According to CNN, White House policy director Stephen Miller spoke with the State Department, Customs and Border Control, and the Department of Homeland Security and relayed the message that Trump was considering expanding background checks for visitors to the United States. Miller said foreign visitors would be asked to reveal their cellphone contacts, social media pages, and websites they visit. If the visitor refuses to disclose that information, they could be denied entry to the United States.
Trump’s suggestion for encroaching on a visitor’s contacts and social media profiles was partially influenced by the San Bernadino attacks in December of 2015. Tashfeen Malik and Syed Rizwan Farook killed 14 people in San Bernadino, California, after Malik called for jihad on social media. There has been some evidence that ISIS and other extremist groups have been able to radicalize members through Twitter and other social media platforms.
According to the New York Times, social media has been used as a recruiting tool for ISIS.
“If you want to talk to a terrorist, you don’t need to send an email to anybody,” said FBI director James Comey shortly after the Paris terrorist attacks in 2015. “You just need to follow that terrorist on Twitter, and then maybe engage in Twitter direct messaging with that terrorist.” He added, “it works as a way to crowdsource terrorism, to sell murder.”
Although social media has been used by ISIS in the past, there is no reason to believe that investigating foreign visitors would stymie terrorism. According to policy director Miller, the idea to check people’s cellphones is still in the preliminary discussion level, but there have been reports of green card holders being detained at airports after Trump signed an executive order on Friday banning emigres from Muslim majority countries. In addition to being held at airports, people have already had their phones confiscated and their social media pages checked.

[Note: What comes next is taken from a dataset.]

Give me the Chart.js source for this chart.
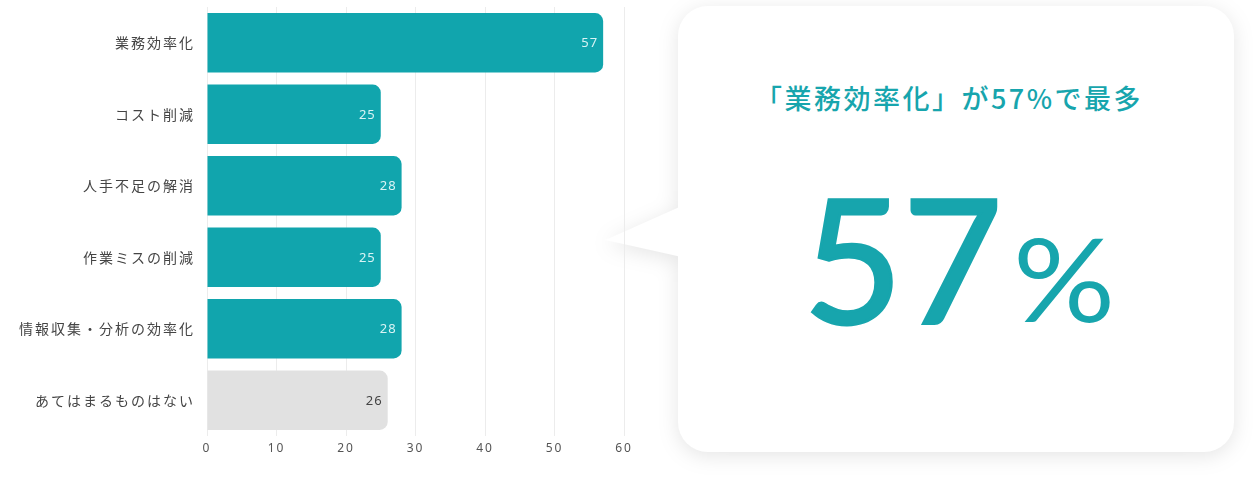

Trump’s background check expansion comes after the president signed an executive order on Friday which barred people from seven Muslim majority countries, Iran, Iraq, Syria, Yemen, Libya, Somalia, and Sudan, from entering the United states for 90 days. Trump also banned Syrian refugees refugees from entering the United States for the foreseeable future.
The executive action went into effect immediately, throwing airports into disarray. People originating from the banned Muslim majority countries were detained at airports for long stretches of time or were sent back to their origin point. Domestic backlash has been swift to Trump’s executive order and prompted hundreds of people to protest outside the John F. Kennedy International Airport where foreign nationals were being detained.
Numerous airport protests have cropped up across the United States, and Trump’s action has garnered international condemnation. In response to Trump’s ban, Iran declared that it would also bar U.S. citizen from entering the middle eastern country. Other countries are expected to retaliate against Trump’s immigrant ban and what the Iran Foreign Ministry called an “obvious insult to the Islamic world.”
The backlash against Trump’s executive order isn’t limited to Iran and the other six countries named. Many middle eastern countries, except for the ones Trump has business ties to, are speaking out against the action. In Baghdad, influential Shi’ite cleric Moqtada al-Sadr said American nationals should leave Iraq.
“It would be arrogance for you to enter freely Iraq and other countries while barring to them the entrance to your country… and therefore you should get your nationals out,” he said on his website.
Trump’s focus on national security has already begun alienating the United States from the rest of the world. If the Trump White House is investigating personal information and social media accounts for visiting foreign nationals, the intrusive nature of the Trump regime could very easily expand to all American citizens. Right now, Trump is sticking to what he said on the campaign trail, enacting, what is in effect, a Muslim ban.